There are thousands of injuries here in the UK every year as a direct result of a dropped tool.  We know that hard hats are there to protect workers from falling objects, as well as other risks, but minimising the risk is always preferable as a method of preventing injuries. 

For example, the average screwdriver doesn’t weigh very much at all – it’s not considered a heavy tool.  However, if a screwdriver is dropped from a height of 45ft (14 metres), the acceleration combined with the screwdriver’s original mass means that it will hit the ground with an impact weight of over 70kg – this could kill somebody even if they are wearing a hard hat!

When you consider that much heavier and larger tools are frequently being used for work at height on a daily basis, you can see that tool tethering is a vital part of an effective health and safety policy. 

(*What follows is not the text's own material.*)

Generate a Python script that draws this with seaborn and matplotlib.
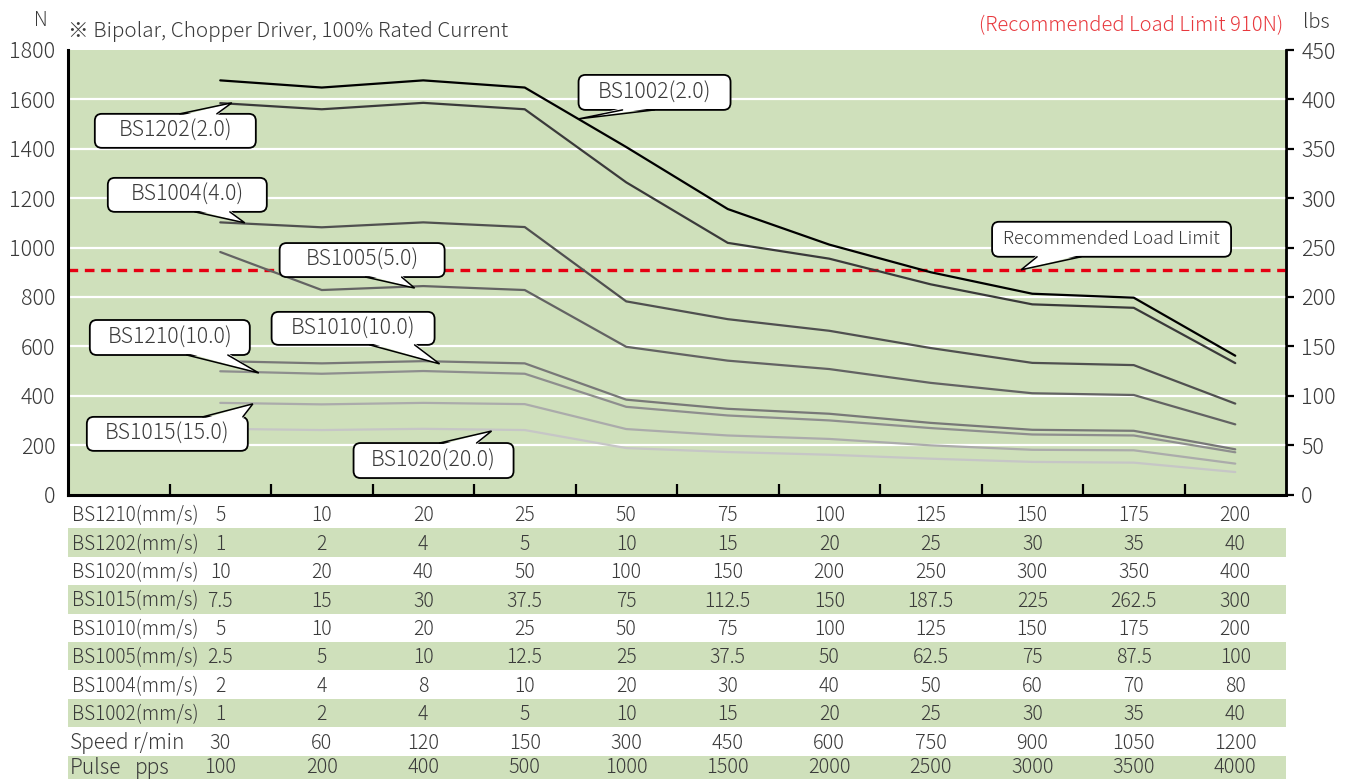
import numpy as np
import pandas as pd
import matplotlib
matplotlib.use("Agg")
import matplotlib.pyplot as plt
import seaborn as sns
from matplotlib.patches import FancyBboxPatch, Polygon
from matplotlib.lines import Line2D
from matplotlib.transforms import IdentityTransform

sns.set_theme(style="white")
plt.rcParams['font.family'] = ['Noto Sans CJK JP', 'DejaVu Sans']
plt.rcParams['font.weight'] = 'light'

# ---- data (thrust in N) ----
speed_cols = ["5", "10", "20", "25", "50", "75", "100", "125", "150", "175", "200"]
models = ["BS1002(2.0)", "BS1202(2.0)", "BS1004(4.0)", "BS1005(5.0)",
          "BS1010(10.0)", "BS1210(10.0)", "BS1015(15.0)", "BS1020(20.0)"]
bs1002 = [1677, 1648, 1677, 1648, 1407, 1156, 1012, 900, 813, 797, 562]
bs1202 = [1585, 1560, 1586, 1560, 1264, 1019, 955, 851, 770, 756, 532]
bs1004 = [1102, 1082, 1102, 1083, 782, 710, 663, 593, 533, 524, 368]
bs1005 = [982, 828, 844, 828, 598, 542, 508, 452, 410, 403, 284]
bs1010 = [540, 531, 540, 531, 384, 347, 327, 290, 262, 258, 183]
bs1210 = [499, 489, 500, 489, 355, 320, 300, 269, 243, 239, 171]
bs1015 = [371, 365, 371, 366, 265, 239, 225, 199, 181, 179, 125]
bs1020 = [266, 261, 266, 261, 188, 172, 161, 145, 132, 129, 91]
load_limit = 910

row_labels = ["BS1210(mm/s)", "BS1202(mm/s)", "BS1020(mm/s)", "BS1015(mm/s)",
              "BS1010(mm/s)", "BS1005(mm/s)", "BS1004(mm/s)", "BS1002(mm/s)"]
row_values = [
    ["5", "10", "20", "25", "50", "75", "100", "125", "150", "175", "200"],
    ["1", "2", "4", "5", "10", "15", "20", "25", "30", "35", "40"],
    ["10", "20", "40", "50", "100", "150", "200", "250", "300", "350", "400"],
    ["7.5", "15", "30", "37.5", "75", "112.5", "150", "187.5", "225", "262.5", "300"],
    ["5", "10", "20", "25", "50", "75", "100", "125", "150", "175", "200"],
    ["2.5", "5", "10", "12.5", "25", "37.5", "50", "62.5", "75", "87.5", "100"],
    ["2", "4", "8", "10", "20", "30", "40", "50", "60", "70", "80"],
    ["1", "2", "4", "5", "10", "15", "20", "25", "30", "35", "40"],
]
speed_rpm = ["30", "60", "120", "150", "300", "450", "600", "750", "900", "1050", "1200"]
pulse_pps = ["100", "200", "400", "500", "1000", "1500", "2000", "2500", "3000", "3500", "4000"]

colors = ["#000000", "#3a3a3a", "#505050", "#636363", "#787878", "#8e8e8e", "#ababab", "#c6c6c6"]
GREEN = "#cfe0bb"
TXT = "#3a3a3a"

series = [bs1002, bs1202, bs1004, bs1005, bs1010, bs1210, bs1015, bs1020]
pos = np.arange(1, len(speed_cols) + 1)
df = pd.concat([pd.DataFrame({"pos": pos, "N": s, "model": m}) for m, s in zip(models, series)])

fig = plt.figure(figsize=(13.54, 7.79), dpi=100)
L, R, B, T = 68 / 1354, 1286 / 1354, 1 - 494.5 / 779, 1 - 50 / 779
ax = fig.add_axes([L, B, R - L, T - B])
ax.set_facecolor(GREEN)

for y in range(200, 1800, 200):
    ax.axhline(y, color="white", lw=1.6, zorder=1)
ax.axhline(load_limit, color="#e60012", lw=2.4, dashes=(2.9, 2.0), zorder=2)

sns.lineplot(data=df, x="pos", y="N", hue="model", hue_order=models,
             palette=dict(zip(models, colors)), linewidth=1.6, legend=False,
             ax=ax, zorder=3)

ax.set_xlim(-0.5, 11.5)
ax.set_ylim(0, 1800)
ax.set_xlabel("")
ax.set_ylabel("")
ax.set_xticks(np.arange(0.5, 11, 1))
ax.set_xticklabels([])
ax.tick_params(axis="x", direction="in", length=8, width=1.6, color="black", bottom=True)
ax.set_yticks(range(0, 1801, 200))
ax.tick_params(axis="y", length=0, pad=9, labelsize=15.5, labelcolor=TXT)
for s in ["left", "bottom"]:
    ax.spines[s].set_color("black")
    ax.spines[s].set_linewidth(2.2)
ax.spines["top"].set_visible(False)
ax.spines["right"].set_color("black")
ax.spines["right"].set_linewidth(1.8)

sec = ax.secondary_yaxis("right", functions=(lambda v: v / 4, lambda v: v * 4))
sec.set_yticks(range(0, 451, 50))
sec.tick_params(length=6, width=1.6, pad=5, labelsize=15.5, labelcolor=TXT, color="black")
sec.spines["right"].set_linewidth(1.8)

# callouts: label, tip (data), box (left, top, right, bottom) in px from tip (y down),
# pointer base x-range in px from tip, font size
callouts = [
    ("BS1202(2.0)", (1.114, 1586), (-137, 11, 24, 45), (-52, -15), 15.3),
    ("BS1002(2.0)", (4.53, 1521), (0, -44, 152, -9), (44, 76), 15.3),
    ("BS1004(4.0)", (1.242, 1100), (-137, -45, 22, -11), (-50, -15), 15.3),
    ("BS1005(5.0)", (2.915, 836), (-135, -45, 30, -11), (-49, -13), 15.3),
    ("BS1210(10.0)", (1.38, 492), (-169, -53, -9, -18), (-72, -31), 15.3),
    ("BS1010(10.0)", (3.161, 529), (-168, -52, -5, -19), (-70, -25), 15.3),
    ("BS1015(15.0)", (1.321, 367), (-166, 13, -5, 47), (-50, -10), 15.3),
    ("BS1020(20.0)", (3.673, 257), (-138, 12, 22, 47), (-52, -15), 15.3),
    ("Recommended Load Limit", (8.89, load_limit), (-29, -48, 210, -13), (16, 60), 13.1),
]
ident = IdentityTransform()
for text, tip, (l, t, r, b), (bx0, bx1), fs in callouts:
    X, Y = ax.transData.transform(tip)
    box = FancyBboxPatch((X + l, Y - b), r - l, b - t, boxstyle="round,pad=0,rounding_size=7",
                         fc="white", ec="black", lw=1.3, transform=ident, zorder=5)
    fig.add_artist(box)
    edge = Y - t if t > 0 else Y - b
    inner = edge - 2 if t > 0 else edge + 2
    fig.add_artist(Polygon([(X + bx0, inner), (X, Y), (X + bx1, inner)], closed=True,
                           fc="white", ec="none", transform=ident, zorder=6))
    fig.add_artist(Line2D([X + bx0, X, X + bx1], [edge, Y, edge], color="black", lw=1.1,
                          solid_joinstyle="miter", transform=ident, zorder=6.5))
    fig.text(X + (l + r) / 2, Y - (t + b) / 2, text, transform=ident, ha="center",
             va="center", fontsize=fs, color=TXT, zorder=7)

# header texts
fig.text(48 / 1354, 1 - 20 / 779, "N", ha="right", va="center", fontsize=14, color=TXT)
fig.text(68 / 1354, 1 - 31 / 779, "※ Bipolar, Chopper Driver, 100% Rated Current",
         ha="left", va="center", fontsize=14.9, color=TXT)
fig.text(1283 / 1354, 1 - 26 / 779, "(Recommended Load Limit 910N)",
         ha="right", va="center", fontsize=14.5, color="#e8383d")
fig.text(1303 / 1354, 1 - 22 / 779, "lbs", ha="left", va="center", fontsize=14.5, color=TXT)

# speed table below the chart
tab = fig.add_axes([L, 1 - 784 / 779, R - L, 284 / 779])
tab.set_xlim(-0.5, 11.5)
tab.set_ylim(10, 0)
tab.axis("off")
for i in range(1, 10, 2):
    tab.axhspan(i, i + 1, color=GREEN, lw=0)
ty = 0.56  # text centre inside a row
for i, (lab, vals) in enumerate(zip(row_labels, row_values)):
    tab.text(-0.46, i + ty, lab, ha="left", va="center", fontsize=13.7, color=TXT)
    for j, v in enumerate(vals):
        tab.text(j + 1, i + ty, v, ha="center", va="center", fontsize=14, color=TXT)
tab.text(-0.485, 8 + ty, "Speed", ha="left", va="center", fontsize=15, color=TXT)
tab.text(0.14, 8 + ty, "r/min", ha="left", va="center", fontsize=15, color=TXT)
tab.text(-0.485, 9.42, "Pulse", ha="left", va="center", fontsize=15, color=TXT)
tab.text(0.155, 9.42, "pps", ha="left", va="center", fontsize=15, color=TXT)
for j in range(len(speed_cols)):
    tab.text(j + 1, 8 + ty, speed_rpm[j], ha="center", va="center", fontsize=14.3, color=TXT)
    tab.text(j + 1, 9.42, pulse_pps[j], ha="center", va="center", fontsize=14.3, color=TXT)

fig.savefig("out.png", dpi=100)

Using a lanyard specifically designed to tether tools and keep them safe adds an extra level of safety to any construction site.  The law requires that working at height must be done in the safest way possible and this applies to all work at height and means that employers whose employees are expected to work at height have a duty to use all resources available to ensure the safety of workers and tools. 

Safe work at height relies on a combination of controls, including safety nets, covered walkways and tool tethering.  When tools are transferred from an individual worker to a tool storage box or bag, proper transfer procedures should be followed to make sure that all tools are secure at all times. 

This makes sense on so many levels, including economically.  Any employer who fails to ensure that work at height is carried out in the safest manner possible is likely to face hefty fines, or even a jail sentence.  This doesn’t just apply in the aftermath of an incident or accident, it applies at all times.  If an employee or a member of the public reports a concern about unsafe working practices to the relevant authorities, the employer is likely to face a court case and subsequent fines.  This could mean financial ruin for any construction company owner.

The added bonus of adopting a tool tethering policy is that it will protect tools from damage, avoiding the need to replace costly tools and equipment that have been ruined in a fall.  The more tools you have in operation at any given time, the greater the risk that they will experience a fall from height (and subsequent damage).